The Albert Kennedy Trust changes name and rebrands

14 Mar 2019 News

The Albert Kennedy Trust has changed its name and undergone a full rebrand which aims to give it a “young, loud and proud” feel.

The charity, which supports LGBTQ+ people at risk of homelessness, has changed its name to akt, created a new logo and launched new merchandise. It has applied the new branding across its website and social media.

A spokesperson from the charity said that the charity rebrands every ten years to keep it up to date. This rebrand coincides with the 30th anniversary of the charity, and is the third time the charity has revamped.

Among the changes are a new logo, which is a flag with multi-coloured dots inspired by the LGBTQ+ rainbow flag. The spokesperson said the design was influenced by soliciting the opinions of young people in the LGBTQ+ community.

They added that they hoped the logo would “provoke conversation”.

The charity chose the name akt because it had naturally become a moniker for the charity, according to the spokesperson.
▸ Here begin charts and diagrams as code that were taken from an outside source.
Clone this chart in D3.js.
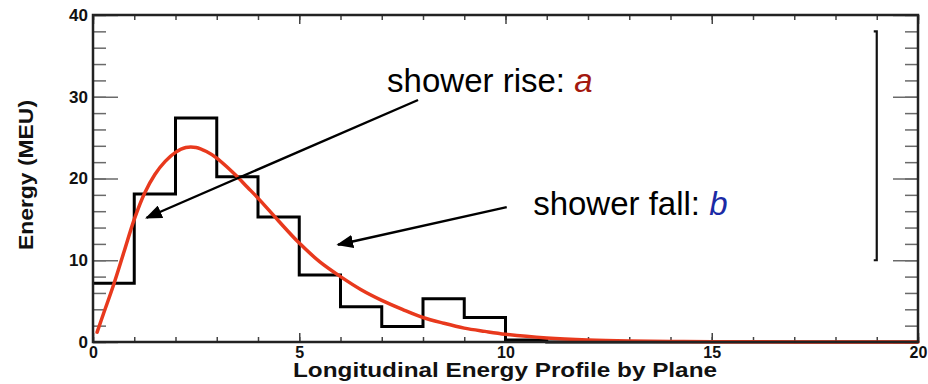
<!DOCTYPE html>
<head>
    <script src='https://cdn.jsdelivr.net/npm/d3@7/dist/d3.min.js'></script>
    <style>
        body { margin: 0; background: #fff; }
        text { font-family: "Liberation Sans", Arial, Helvetica, sans-serif; }
    </style>
</head>

<body>
<div id="chart"></div>
<script>
    // histogram: energy per plane, bins of width 1
    var binEdges = [0, 1, 2, 3, 4, 5, 6, 7, 8, 9, 10, 11, 12, 13, 14, 15, 16, 17, 18, 19, 20];
    var binValues = [7.2, 18.1, 27.4, 20.2, 15.3, 8.2, 4.3, 1.9, 5.3, 3.0, 0.25, 0, 0, 0, 0, 0, 0, 0, 0, 0];

    // fitted shower curve
    var fitX = [0.1, 0.25, 0.5, 0.75, 1.0, 1.25, 1.5, 1.75, 2.0, 2.25, 2.5, 2.75, 3.0, 3.25, 3.5, 3.75, 4.0, 4.5, 5.0, 5.5, 6.0, 6.5, 7.0, 7.5, 8.0, 8.5, 9.0, 9.5, 10, 11, 12, 13, 14, 15, 17, 20];
    var fitY = [1.2, 3.4, 7.0, 11.0, 15.0, 18.2, 20.5, 22.1, 23.2, 23.8, 23.8, 23.3, 22.5, 21.4, 20.2, 18.9, 17.6, 14.8, 12.1, 9.8, 8.0, 6.4, 5.1, 4.0, 3.0, 2.3, 1.7, 1.3, 0.95, 0.5, 0.25, 0.12, 0.06, 0.03, 0.01, 0];

    var xTicks = [0, 5, 10, 15, 20];
    var yTicks = [0, 10, 20, 30, 40];

    // vertical bar at the right side (x, low, high)
    var sideBar = [19, 10, 38];

    var marg_t = 15,
        marg_r = 10,
        marg_b = 42,
        marg_l = 93,
        width = 928 - marg_l - marg_r,
        height = 384 - marg_t - marg_b;

    var root = d3.select("#chart")
        .append("svg")
            .attr("width", 928)
            .attr("height", 384);

    var defs = root.append("defs");
    defs.append("marker")
        .attr("id", "head")
        .attr("viewBox", "0 0 10 8")
        .attr("refX", 9)
        .attr("refY", 4)
        .attr("markerWidth", 7)
        .attr("markerHeight", 5.6)
        .attr("markerUnits", "strokeWidth")
        .attr("orient", "auto")
        .append("path")
            .attr("d", "M0,0L10,4L0,8z")
            .attr("fill", "#000");

    var svg = root.append("g")
        .attr("transform", "translate(" + marg_l + "," + marg_t + ")");

    var x = d3.scaleLinear().domain([0, 20]).range([0, width]);
    var y = d3.scaleLinear().domain([0, 40]).range([height, 0]);

    // minor / major ticks on all four sides, pointing inward
    var tickCol = "#6a6a6a";
    function styleTicks(g, col) {
        g.select(".domain").remove();
        g.selectAll("line").attr("stroke", col).attr("stroke-width", 1.5);
    }
    svg.append("g")
        .call(d3.axisLeft(y).tickValues(d3.range(0, 41, 2)).tickSize(-13).tickFormat(""))
        .call(styleTicks, tickCol);
    svg.append("g")
        .attr("transform", "translate(" + width + ",0)")
        .call(d3.axisRight(y).tickValues(d3.range(0, 41, 2)).tickSize(-13).tickFormat(""))
        .call(styleTicks, tickCol);
    svg.append("g")
        .attr("transform", "translate(" + width + ",0)")
        .call(d3.axisRight(y).tickValues(yTicks).tickSize(-25).tickFormat(""))
        .call(styleTicks, tickCol);
    svg.append("g")
        .attr("transform", "translate(0," + height + ")")
        .call(d3.axisBottom(x).tickValues(d3.range(0, 21, 1)).tickSize(-5).tickFormat(""))
        .call(styleTicks, "#444");
    svg.append("g")
        .call(d3.axisTop(x).tickValues(d3.range(0, 21, 1)).tickSize(-5).tickFormat(""))
        .call(styleTicks, "#444");
    svg.append("g")
        .call(d3.axisTop(x).tickValues(xTicks).tickSize(-9).tickFormat(""))
        .call(styleTicks, "#444");

    // labelled axes
    var yAxis = svg.append("g")
        .call(d3.axisLeft(y).tickValues(yTicks).tickSize(-25).tickPadding(5));
    styleTicks(yAxis, tickCol);
    yAxis.selectAll("text")
        .attr("font-size", 17)
        .attr("font-weight", "bold")
        .attr("fill", "#111");

    var xAxis = svg.append("g")
        .attr("transform", "translate(0," + height + ")")
        .call(d3.axisBottom(x).tickValues(xTicks).tickSize(-9).tickPadding(5));
    styleTicks(xAxis, "#444");
    xAxis.selectAll("text")
        .attr("font-size", 16)
        .attr("font-weight", "bold")
        .attr("fill", "#111");

    // histogram as a step outline
    var stepPts = [];
    binValues.forEach(function(v, i) {
        stepPts.push([binEdges[i], v]);
        stepPts.push([binEdges[i + 1], v]);
    });
    svg.append("path")
        .datum(stepPts)
        .attr("fill", "none")
        .attr("stroke", "#000")
        .attr("stroke-width", 3)
        .attr("d", d3.line()
            .x(function(d) { return x(d[0]); })
            .y(function(d) { return y(d[1]); }));

    // fit curve
    svg.append("path")
        .datum(fitX.map(function(v, i) { return [v, fitY[i]]; }))
        .attr("fill", "none")
        .attr("stroke", "#e8391d")
        .attr("stroke-width", 3.5)
        .attr("stroke-linecap", "round")
        .attr("d", d3.line()
            .curve(d3.curveCatmullRom)
            .x(function(d) { return x(d[0]); })
            .y(function(d) { return y(d[1]); }));

    // frame
    svg.append("rect")
        .attr("width", width)
        .attr("height", height)
        .attr("fill", "none")
        .attr("stroke", "#222")
        .attr("stroke-width", 2.5);

    // side bar
    svg.append("path")
        .attr("fill", "none")
        .attr("stroke", "#111")
        .attr("stroke-width", 2.2)
        .attr("d", "M" + (x(sideBar[0]) - 3) + "," + y(sideBar[2]) +
                   "H" + x(sideBar[0]) + "V" + y(sideBar[1]) + "H" + (x(sideBar[0]) - 3));

    // axis titles
    svg.append("text")
        .attr("x", 505 - marg_l)
        .attr("y", height + 35)
        .attr("text-anchor", "middle")
        .attr("font-size", 21)
        .attr("font-weight", "bold")
        .attr("fill", "#111")
        .attr("textLength", 424)
        .attr("lengthAdjust", "spacingAndGlyphs")
        .text("Longitudinal Energy Profile by Plane");

    svg.append("text")
        .attr("transform", "translate(" + (33 - marg_l) + "," + (175 - marg_t) + ")rotate(-90)")
        .attr("text-anchor", "middle")
        .attr("font-size", 20)
        .attr("font-weight", "bold")
        .attr("fill", "#111")
        .attr("textLength", 150)
        .attr("lengthAdjust", "spacingAndGlyphs")
        .text("Energy (MEU)");

    // annotations (positions in data units)
    var arrows = [
        { from: [7.88, 29.6], to: [1.30, 15.2] },
        { from: [10.03, 16.5], to: [5.94, 11.9] }
    ];
    svg.selectAll(".arrow")
        .data(arrows)
        .enter().append("line")
            .attr("class", "arrow")
            .attr("x1", function(d) { return x(d.from[0]); })
            .attr("y1", function(d) { return y(d.from[1]); })
            .attr("x2", function(d) { return x(d.to[0]); })
            .attr("y2", function(d) { return y(d.to[1]); })
            .attr("stroke", "#000")
            .attr("stroke-width", 2.4)
            .attr("marker-end", "url(#head)");

    var notes = [
        { pos: [7.13, 30.6], label: "shower rise: ", sym: "a", col: "#a3180f" },
        { pos: [10.67, 15.5], label: "shower fall: ", sym: "b", col: "#1b2aa5" }
    ];
    notes.forEach(function(n) {
        var t = svg.append("text")
            .attr("x", x(n.pos[0]))
            .attr("y", y(n.pos[1]))
            .attr("font-size", 33)
            .attr("fill", "#000");
        t.append("tspan").text(n.label).style("white-space", "pre");
        t.append("tspan")
            .attr("fill", n.col)
            .attr("font-style", "italic")
            .text(n.sym);
    });
</script>
</body>
</html>
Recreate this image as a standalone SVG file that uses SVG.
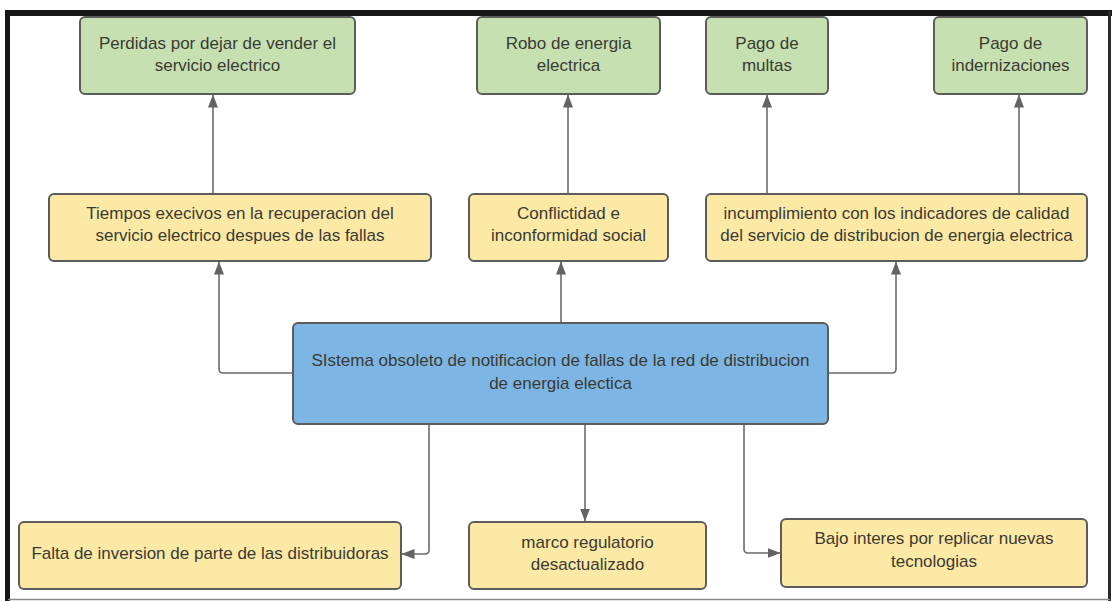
<svg xmlns="http://www.w3.org/2000/svg" width="1114" height="601" viewBox="0 0 1114 601">
<defs>
<marker id="ah" markerUnits="userSpaceOnUse" markerWidth="13" markerHeight="10" viewBox="0 0 13 10" refX="12.5" refY="5" orient="auto">
<path d="M0,0 L13,5 L0,10 Z" fill="#636363"/>
</marker>
</defs>
<style>
.g{fill:#c6e0b2;stroke:#5c5c5c;stroke-width:2}
.y{fill:#fde9a6;stroke:#5c5c5c;stroke-width:2}
.b{fill:#7db6e4;stroke:#5c5c5c;stroke-width:2}
text{font-family:"Liberation Sans",Arial,sans-serif;font-size:17px;fill:#3a3a33;text-anchor:middle}
.c{fill:none;stroke:#6b6b6b;stroke-width:1.6;marker-end:url(#ah)}
</style>
<rect x="0" y="0" width="1114" height="601" fill="#ffffff"/>
<g id="frame">
<line x1="5" y1="13" x2="1112" y2="13" stroke="#161616" stroke-width="6"/>
<line x1="7.5" y1="11" x2="7.5" y2="601" stroke="#161616" stroke-width="5"/>
<line x1="1109.5" y1="11" x2="1109.5" y2="601" stroke="#2a2a2a" stroke-width="3"/>
<line x1="8" y1="599.5" x2="1110" y2="599.5" stroke="#8a8a8a" stroke-width="1.5"/>
</g>
<g id="connectors">
<path class="c" d="M213,194 V95"/>
<path class="c" d="M568,194 V95"/>
<path class="c" d="M767,194 V95"/>
<path class="c" d="M1019,194 V95"/>
<path class="c" d="M293,373 H223 Q219,373 219,369 V262"/>
<path class="c" d="M561,323 V262"/>
<path class="c" d="M828,373 H892 Q896,373 896,369 V262"/>
<path class="c" d="M429,424 V550 Q429,554 425,554 H402"/>
<path class="c" d="M585,424 V521"/>
<path class="c" d="M744,424 V549 Q744,553 748,553 H780"/>
</g>
<g id="n1"><rect class="g" x="80" y="17" width="275" height="77" rx="5"/>
<text x="217.5" y="49">Perdidas por dejar de vender el</text><text x="217.5" y="71">servicio electrico</text></g>
<g id="n2"><rect class="g" x="477" y="17" width="183" height="77" rx="5"/>
<text x="568.5" y="49">Robo de energia</text><text x="568.5" y="71">electrica</text></g>
<g id="n3"><rect class="g" x="706" y="17" width="122" height="77" rx="5"/>
<text x="767" y="49">Pago de</text><text x="767" y="71">multas</text></g>
<g id="n4"><rect class="g" x="934" y="17" width="153" height="77" rx="5"/>
<text x="1010.5" y="49">Pago de</text><text x="1010.5" y="71">indernizaciones</text></g>
<g id="n5"><rect class="y" x="49" y="194" width="382" height="67" rx="5"/>
<text x="240" y="219">Tiempos execivos en la recuperacion del</text><text x="240" y="241">servicio electrico despues de las fallas</text></g>
<g id="n6"><rect class="y" x="469" y="194" width="199" height="67" rx="5"/>
<text x="568.5" y="219">Conflictidad e</text><text x="568.5" y="241">inconformidad social</text></g>
<g id="n7"><rect class="y" x="706" y="194" width="381" height="67" rx="5"/>
<text x="896.5" y="219">incumplimiento con los indicadores de calidad</text><text x="896.5" y="241">del servicio de distribucion de energia electrica</text></g>
<g id="n8"><rect class="b" x="293" y="323" width="535" height="101" rx="5"/>
<text x="560.5" y="366">SIstema obsoleto de notificacion de fallas de la red de distribucion</text><text x="560.5" y="389">de energia electica</text></g>
<g id="n9"><rect class="y" x="19" y="522" width="382" height="67" rx="5"/>
<text x="210" y="559">Falta de inversion de parte de las distribuidoras</text></g>
<g id="n10"><rect class="y" x="469" y="522" width="237" height="67" rx="5"/>
<text x="587.5" y="548">marco regulatorio</text><text x="587.5" y="570">desactualizado</text></g>
<g id="n11"><rect class="y" x="781" y="519" width="306" height="68" rx="5"/>
<text x="934" y="544">Bajo interes por replicar nuevas</text><text x="934" y="567">tecnologias</text></g>
</svg>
They added that the charity also wanted to move the brand association away from Albert Kennedy, whose story inspired the inception of akt.

akt has an annual income of around £1m. 

Positive language

The charity has also chosen to shift its communication strategy, using more positive language in its campaigning and storytelling, with a focus on solutions that they believe the charity can provide, rather than problems in the LGBTQ+ community.

The website, which was developed at Raising IT, has also been updated.

Tim Sigsworth, chief executive at the charity said: “Young people often talk about akt as providing more than just a roof over their heads, describing us as courageous, caring, inclusive and accepting - like a family. We wanted the new brand and the way we talk about our history and our work to reflect that.” 

The spokesperson added: “Overall, we want who we are and what we do to be represented by a newly refreshed young, loud and proud brand.”

The brand was designed by agency Derek&Erik, with additional support from brand strategist Deborah Taffler and law firm Baker & McKenzie. These teams all worked pro-bono for the charity.